> **TASK**
Here are records with pictures in them. Copy all of them exactly and leave the pictures out.

[Source code of charts]

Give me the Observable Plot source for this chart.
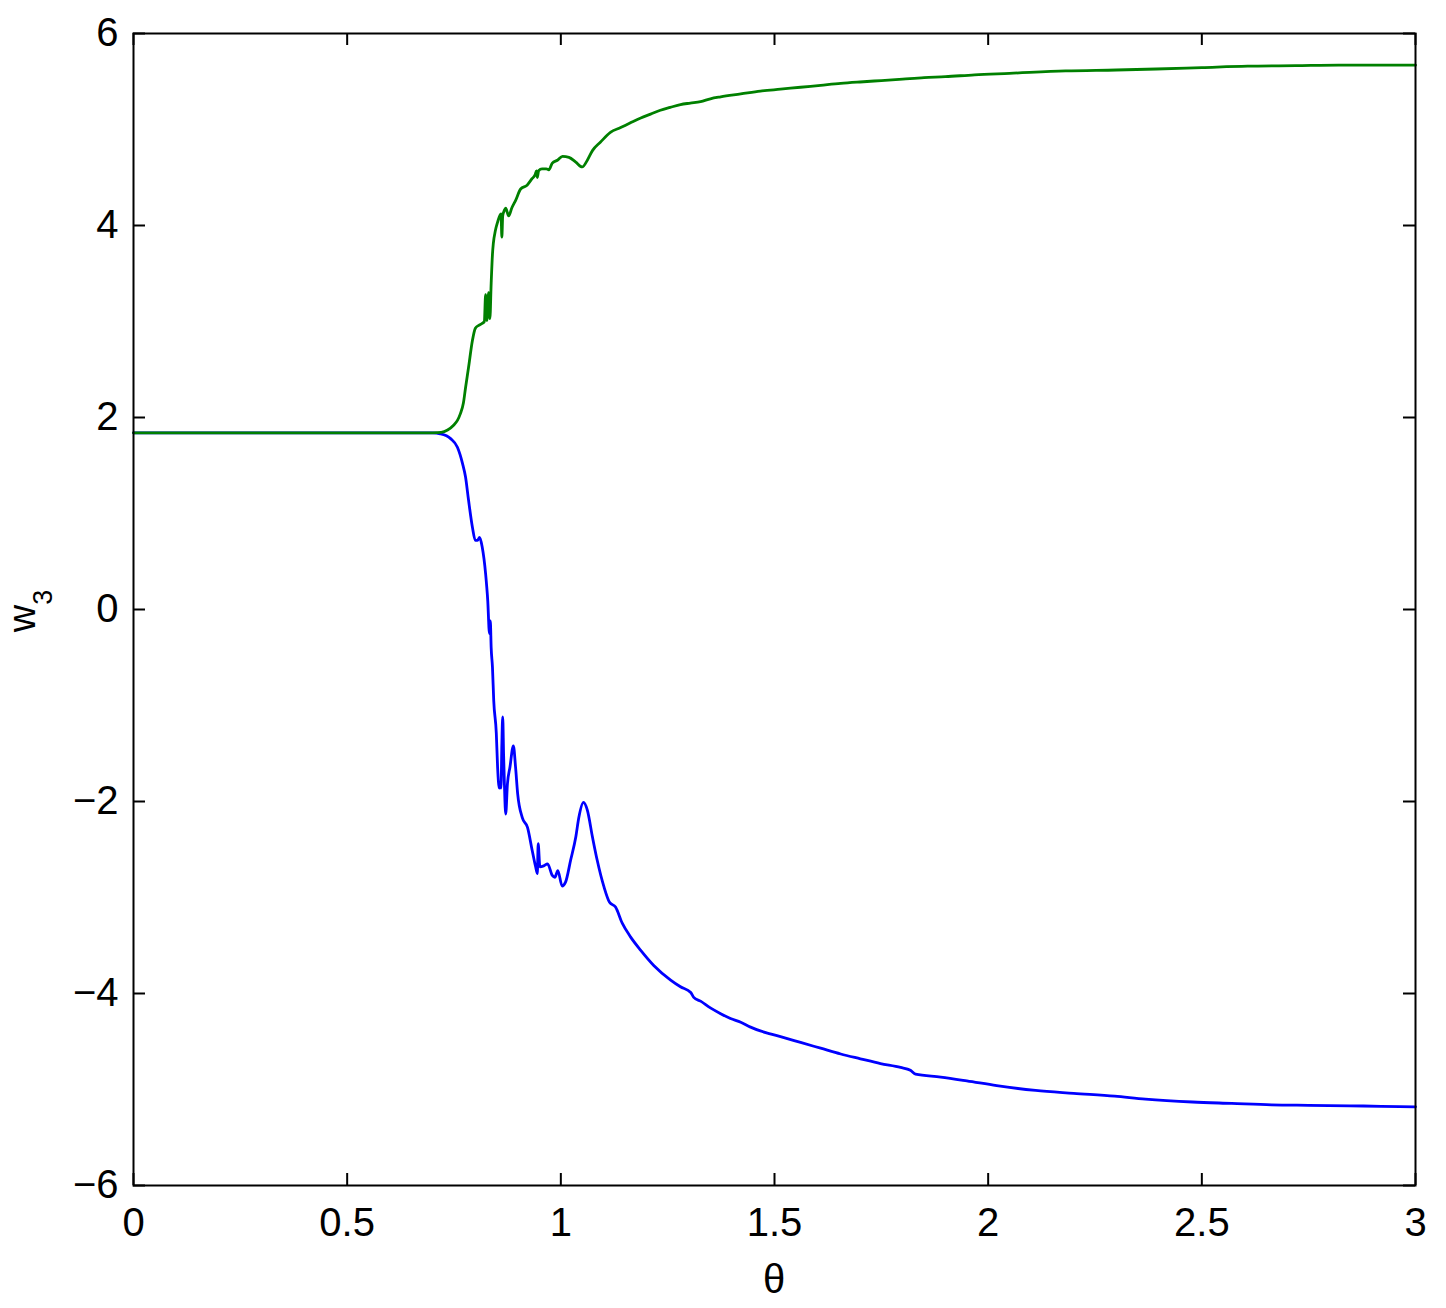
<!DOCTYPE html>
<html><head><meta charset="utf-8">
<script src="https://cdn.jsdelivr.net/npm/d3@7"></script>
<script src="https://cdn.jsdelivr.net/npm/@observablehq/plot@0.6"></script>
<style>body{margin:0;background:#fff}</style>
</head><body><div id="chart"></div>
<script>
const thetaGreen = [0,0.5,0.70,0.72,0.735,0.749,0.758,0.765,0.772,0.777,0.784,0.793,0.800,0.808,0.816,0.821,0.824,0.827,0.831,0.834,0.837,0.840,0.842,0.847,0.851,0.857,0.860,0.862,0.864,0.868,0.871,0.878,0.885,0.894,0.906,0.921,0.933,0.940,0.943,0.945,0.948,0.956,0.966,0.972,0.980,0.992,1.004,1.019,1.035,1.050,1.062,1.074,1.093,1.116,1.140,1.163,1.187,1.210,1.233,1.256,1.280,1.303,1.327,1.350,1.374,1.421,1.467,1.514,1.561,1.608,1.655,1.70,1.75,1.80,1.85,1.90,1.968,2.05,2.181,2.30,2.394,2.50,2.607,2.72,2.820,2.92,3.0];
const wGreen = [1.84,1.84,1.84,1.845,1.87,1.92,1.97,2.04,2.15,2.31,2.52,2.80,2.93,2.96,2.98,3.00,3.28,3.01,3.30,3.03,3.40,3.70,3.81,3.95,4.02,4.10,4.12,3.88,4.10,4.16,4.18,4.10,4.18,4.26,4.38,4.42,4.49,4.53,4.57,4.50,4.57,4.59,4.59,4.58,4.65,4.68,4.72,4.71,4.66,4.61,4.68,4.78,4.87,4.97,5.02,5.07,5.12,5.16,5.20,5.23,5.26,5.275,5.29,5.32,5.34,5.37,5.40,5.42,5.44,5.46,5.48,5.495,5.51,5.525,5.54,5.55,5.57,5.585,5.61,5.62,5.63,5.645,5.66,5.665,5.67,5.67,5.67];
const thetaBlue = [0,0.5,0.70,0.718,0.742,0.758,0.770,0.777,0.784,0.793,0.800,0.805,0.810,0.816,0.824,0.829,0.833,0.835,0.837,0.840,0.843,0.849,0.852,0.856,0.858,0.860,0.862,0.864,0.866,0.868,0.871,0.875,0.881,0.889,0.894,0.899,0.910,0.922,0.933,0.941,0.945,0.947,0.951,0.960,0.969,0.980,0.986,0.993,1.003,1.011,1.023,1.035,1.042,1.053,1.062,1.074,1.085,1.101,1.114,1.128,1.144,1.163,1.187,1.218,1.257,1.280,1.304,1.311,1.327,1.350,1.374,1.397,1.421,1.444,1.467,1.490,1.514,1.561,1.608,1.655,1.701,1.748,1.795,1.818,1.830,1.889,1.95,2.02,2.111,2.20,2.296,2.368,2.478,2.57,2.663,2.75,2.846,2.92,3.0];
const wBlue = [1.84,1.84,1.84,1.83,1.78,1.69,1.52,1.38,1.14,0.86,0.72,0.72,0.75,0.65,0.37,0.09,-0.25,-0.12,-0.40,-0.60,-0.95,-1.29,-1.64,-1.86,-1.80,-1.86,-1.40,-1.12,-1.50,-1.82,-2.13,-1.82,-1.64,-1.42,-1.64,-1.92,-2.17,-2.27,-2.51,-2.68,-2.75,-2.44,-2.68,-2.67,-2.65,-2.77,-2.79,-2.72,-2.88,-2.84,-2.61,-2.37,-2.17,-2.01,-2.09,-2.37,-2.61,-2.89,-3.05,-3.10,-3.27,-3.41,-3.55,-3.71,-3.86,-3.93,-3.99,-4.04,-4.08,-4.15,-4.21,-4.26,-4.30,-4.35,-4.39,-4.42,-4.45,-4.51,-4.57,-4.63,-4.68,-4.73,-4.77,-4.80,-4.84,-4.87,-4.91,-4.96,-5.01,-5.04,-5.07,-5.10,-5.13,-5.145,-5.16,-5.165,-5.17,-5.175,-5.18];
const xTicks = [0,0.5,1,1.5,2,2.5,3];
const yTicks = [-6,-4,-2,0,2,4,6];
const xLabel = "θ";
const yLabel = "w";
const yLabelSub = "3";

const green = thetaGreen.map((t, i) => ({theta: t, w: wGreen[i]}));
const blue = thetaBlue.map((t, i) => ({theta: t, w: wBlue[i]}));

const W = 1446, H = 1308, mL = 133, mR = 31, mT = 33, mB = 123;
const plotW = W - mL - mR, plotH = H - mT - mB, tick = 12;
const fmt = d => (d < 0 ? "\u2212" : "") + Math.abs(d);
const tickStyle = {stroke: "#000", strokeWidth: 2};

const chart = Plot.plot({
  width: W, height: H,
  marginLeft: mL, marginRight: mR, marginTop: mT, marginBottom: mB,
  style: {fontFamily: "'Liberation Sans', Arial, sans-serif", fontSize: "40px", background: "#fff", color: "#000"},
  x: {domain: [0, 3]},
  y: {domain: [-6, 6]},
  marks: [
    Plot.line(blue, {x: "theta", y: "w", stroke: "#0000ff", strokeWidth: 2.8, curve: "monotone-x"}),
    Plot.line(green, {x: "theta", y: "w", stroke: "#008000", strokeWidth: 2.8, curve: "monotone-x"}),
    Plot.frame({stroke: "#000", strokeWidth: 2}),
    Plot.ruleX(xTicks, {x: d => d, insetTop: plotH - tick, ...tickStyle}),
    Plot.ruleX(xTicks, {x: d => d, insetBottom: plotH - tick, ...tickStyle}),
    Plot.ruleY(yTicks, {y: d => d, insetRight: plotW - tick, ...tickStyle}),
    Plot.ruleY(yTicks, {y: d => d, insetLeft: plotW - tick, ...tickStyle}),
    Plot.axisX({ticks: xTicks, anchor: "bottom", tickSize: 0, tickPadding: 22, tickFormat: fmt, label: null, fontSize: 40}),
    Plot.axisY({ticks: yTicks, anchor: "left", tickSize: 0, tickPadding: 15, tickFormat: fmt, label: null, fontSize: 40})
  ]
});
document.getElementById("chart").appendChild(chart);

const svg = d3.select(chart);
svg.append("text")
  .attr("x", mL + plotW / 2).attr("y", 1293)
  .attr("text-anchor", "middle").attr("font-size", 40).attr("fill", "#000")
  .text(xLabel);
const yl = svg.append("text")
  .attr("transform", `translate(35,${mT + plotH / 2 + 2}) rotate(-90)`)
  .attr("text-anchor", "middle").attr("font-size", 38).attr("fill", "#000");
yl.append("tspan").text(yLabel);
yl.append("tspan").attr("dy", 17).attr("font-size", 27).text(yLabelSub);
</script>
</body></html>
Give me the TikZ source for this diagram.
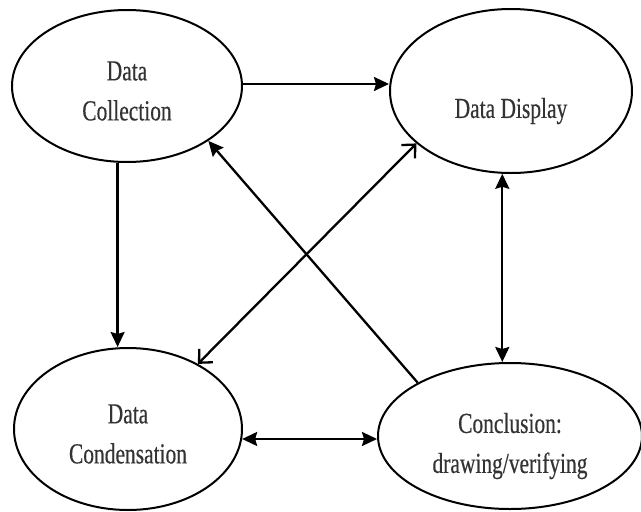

> **RESULT FOR THIS EXERCISE**
Give me the Observable Plot source for this chart.
<!DOCTYPE html>
<html><head><meta charset="utf-8">
<script src="https://cdn.jsdelivr.net/npm/d3@7"></script>
<script src="https://cdn.jsdelivr.net/npm/@observablehq/plot@0.6"></script>
<style>body{margin:0;background:#fff}</style>
</head><body><div id="chart"></div>
<script>
const thetaGreen = [0,0.5,0.70,0.72,0.735,0.749,0.758,0.765,0.772,0.777,0.784,0.793,0.800,0.808,0.816,0.821,0.824,0.827,0.831,0.834,0.837,0.840,0.842,0.847,0.851,0.857,0.860,0.862,0.864,0.868,0.871,0.878,0.885,0.894,0.906,0.921,0.933,0.940,0.943,0.945,0.948,0.956,0.966,0.972,0.980,0.992,1.004,1.019,1.035,1.050,1.062,1.074,1.093,1.116,1.140,1.163,1.187,1.210,1.233,1.256,1.280,1.303,1.327,1.350,1.374,1.421,1.467,1.514,1.561,1.608,1.655,1.70,1.75,1.80,1.85,1.90,1.968,2.05,2.181,2.30,2.394,2.50,2.607,2.72,2.820,2.92,3.0];
const wGreen = [1.84,1.84,1.84,1.845,1.87,1.92,1.97,2.04,2.15,2.31,2.52,2.80,2.93,2.96,2.98,3.00,3.28,3.01,3.30,3.03,3.40,3.70,3.81,3.95,4.02,4.10,4.12,3.88,4.10,4.16,4.18,4.10,4.18,4.26,4.38,4.42,4.49,4.53,4.57,4.50,4.57,4.59,4.59,4.58,4.65,4.68,4.72,4.71,4.66,4.61,4.68,4.78,4.87,4.97,5.02,5.07,5.12,5.16,5.20,5.23,5.26,5.275,5.29,5.32,5.34,5.37,5.40,5.42,5.44,5.46,5.48,5.495,5.51,5.525,5.54,5.55,5.57,5.585,5.61,5.62,5.63,5.645,5.66,5.665,5.67,5.67,5.67];
const thetaBlue = [0,0.5,0.70,0.718,0.742,0.758,0.770,0.777,0.784,0.793,0.800,0.805,0.810,0.816,0.824,0.829,0.833,0.835,0.837,0.840,0.843,0.849,0.852,0.856,0.858,0.860,0.862,0.864,0.866,0.868,0.871,0.875,0.881,0.889,0.894,0.899,0.910,0.922,0.933,0.941,0.945,0.947,0.951,0.960,0.969,0.980,0.986,0.993,1.003,1.011,1.023,1.035,1.042,1.053,1.062,1.074,1.085,1.101,1.114,1.128,1.144,1.163,1.187,1.218,1.257,1.280,1.304,1.311,1.327,1.350,1.374,1.397,1.421,1.444,1.467,1.490,1.514,1.561,1.608,1.655,1.701,1.748,1.795,1.818,1.830,1.889,1.95,2.02,2.111,2.20,2.296,2.368,2.478,2.57,2.663,2.75,2.846,2.92,3.0];
const wBlue = [1.84,1.84,1.84,1.83,1.78,1.69,1.52,1.38,1.14,0.86,0.72,0.72,0.75,0.65,0.37,0.09,-0.25,-0.12,-0.40,-0.60,-0.95,-1.29,-1.64,-1.86,-1.80,-1.86,-1.40,-1.12,-1.50,-1.82,-2.13,-1.82,-1.64,-1.42,-1.64,-1.92,-2.17,-2.27,-2.51,-2.68,-2.75,-2.44,-2.68,-2.67,-2.65,-2.77,-2.79,-2.72,-2.88,-2.84,-2.61,-2.37,-2.17,-2.01,-2.09,-2.37,-2.61,-2.89,-3.05,-3.10,-3.27,-3.41,-3.55,-3.71,-3.86,-3.93,-3.99,-4.04,-4.08,-4.15,-4.21,-4.26,-4.30,-4.35,-4.39,-4.42,-4.45,-4.51,-4.57,-4.63,-4.68,-4.73,-4.77,-4.80,-4.84,-4.87,-4.91,-4.96,-5.01,-5.04,-5.07,-5.10,-5.13,-5.145,-5.16,-5.165,-5.17,-5.175,-5.18];
const xTicks = [0,0.5,1,1.5,2,2.5,3];
const yTicks = [-6,-4,-2,0,2,4,6];
const xLabel = "θ";
const yLabel = "w";
const yLabelSub = "3";

const green = thetaGreen.map((t, i) => ({theta: t, w: wGreen[i]}));
const blue = thetaBlue.map((t, i) => ({theta: t, w: wBlue[i]}));

const W = 1446, H = 1308, mL = 133, mR = 31, mT = 33, mB = 123;
const plotW = W - mL - mR, plotH = H - mT - mB, tick = 12;
const fmt = d => (d < 0 ? "\u2212" : "") + Math.abs(d);
const tickStyle = {stroke: "#000", strokeWidth: 2};

const chart = Plot.plot({
  width: W, height: H,
  marginLeft: mL, marginRight: mR, marginTop: mT, marginBottom: mB,
  style: {fontFamily: "'Liberation Sans', Arial, sans-serif", fontSize: "40px", background: "#fff", color: "#000"},
  x: {domain: [0, 3]},
  y: {domain: [-6, 6]},
  marks: [
    Plot.line(blue, {x: "theta", y: "w", stroke: "#0000ff", strokeWidth: 2.8, curve: "monotone-x"}),
    Plot.line(green, {x: "theta", y: "w", stroke: "#008000", strokeWidth: 2.8, curve: "monotone-x"}),
    Plot.frame({stroke: "#000", strokeWidth: 2}),
    Plot.ruleX(xTicks, {x: d => d, insetTop: plotH - tick, ...tickStyle}),
    Plot.ruleX(xTicks, {x: d => d, insetBottom: plotH - tick, ...tickStyle}),
    Plot.ruleY(yTicks, {y: d => d, insetRight: plotW - tick, ...tickStyle}),
    Plot.ruleY(yTicks, {y: d => d, insetLeft: plotW - tick, ...tickStyle}),
    Plot.axisX({ticks: xTicks, anchor: "bottom", tickSize: 0, tickPadding: 22, tickFormat: fmt, label: null, fontSize: 40}),
    Plot.axisY({ticks: yTicks, anchor: "left", tickSize: 0, tickPadding: 15, tickFormat: fmt, label: null, fontSize: 40})
  ]
});
document.getElementById("chart").appendChild(chart);

const svg = d3.select(chart);
svg.append("text")
  .attr("x", mL + plotW / 2).attr("y", 1293)
  .attr("text-anchor", "middle").attr("font-size", 40).attr("fill", "#000")
  .text(xLabel);
const yl = svg.append("text")
  .attr("transform", `translate(35,${mT + plotH / 2 + 2}) rotate(-90)`)
  .attr("text-anchor", "middle").attr("font-size", 38).attr("fill", "#000");
yl.append("tspan").text(yLabel);
yl.append("tspan").attr("dy", 17).attr("font-size", 27).text(yLabelSub);
</script>
</body></html>
Give me the TikZ source for this diagram.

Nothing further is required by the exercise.